Defendant stresses the fact that the Protect-O-Pac Sales and Engineering Co. was not its employee but an independent distributor. Technical distinctions should not obscure the practical effects of corporate activity. The nature of the employment relationship between it and its agent is not a significant difference upon which to base or deny venue. As the court said in Shelton v. Schwartz, 7 Cir., 131 F.2d 805, 809:
"Emphasis must be on the existence of the regular and established *46 place of business,not on the nature or character of the business conducted there."
In Latini v.
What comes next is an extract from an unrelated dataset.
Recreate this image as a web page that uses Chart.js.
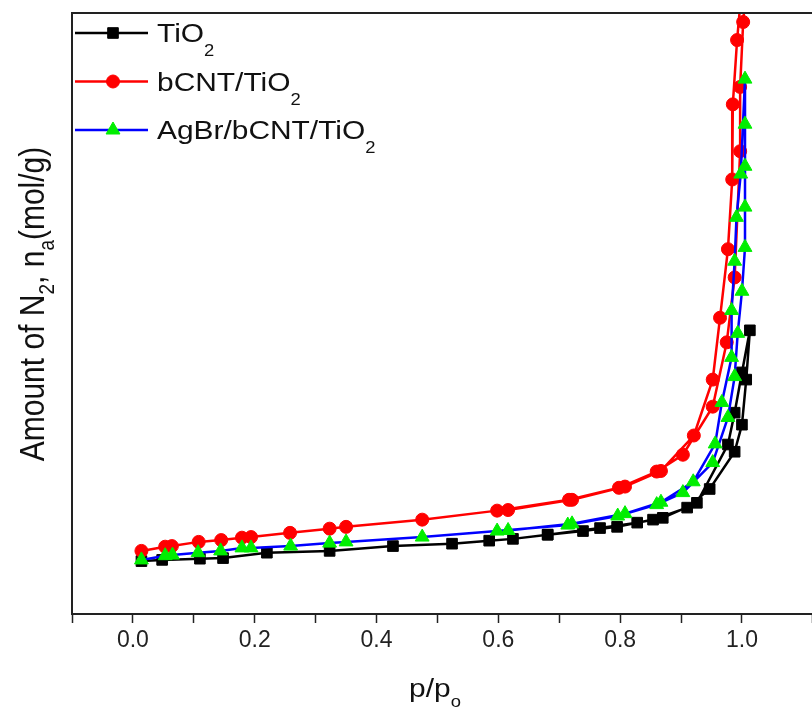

R. M. Dubin Corp., D.C., 90 F. Supp. 212, 213, 214, where the factual situation is similar to the case here, the court, in denying the motion to dismiss for lack of venue said:
"The tendency of the courts has been to prevent a corporation from interposing its corporate citizenship when its actions elsewhere are detrimental to others, and to require it to assume certain responsibilities in exchange for the privilege of obtaining a lucrative portion of its business from other areas."
I find that the defendant had a regular and established place of business in this judicial district.
I now turn to the question as to whether acts of infringement were committed here. The relevant statutory provision with respect to this question is 35 U.S.C. § 271, titled, "Infringement of a Patent," the pertinent part of which reads as follows:
"(a) Except as otherwise provided in this title, whoever without authority makes, uses or sells any patented invention, within the United States during the terms of the patent therefor, infringes the patent.
"(b) Whoever actively induces infringement of a patent shall be liable as an infringer."
An employee of defendant solicited business at various plants in this district for the accused merchandise. The affidavits reveal that defendant demonstrated such merchandise to its prospective customers in connection with the solicitation of orders, and that at least one plant purchased and used such merchandise. This satisfies the infringement test for venue.
The motion to dismiss is denied and an order accordingly may be submitted for signature.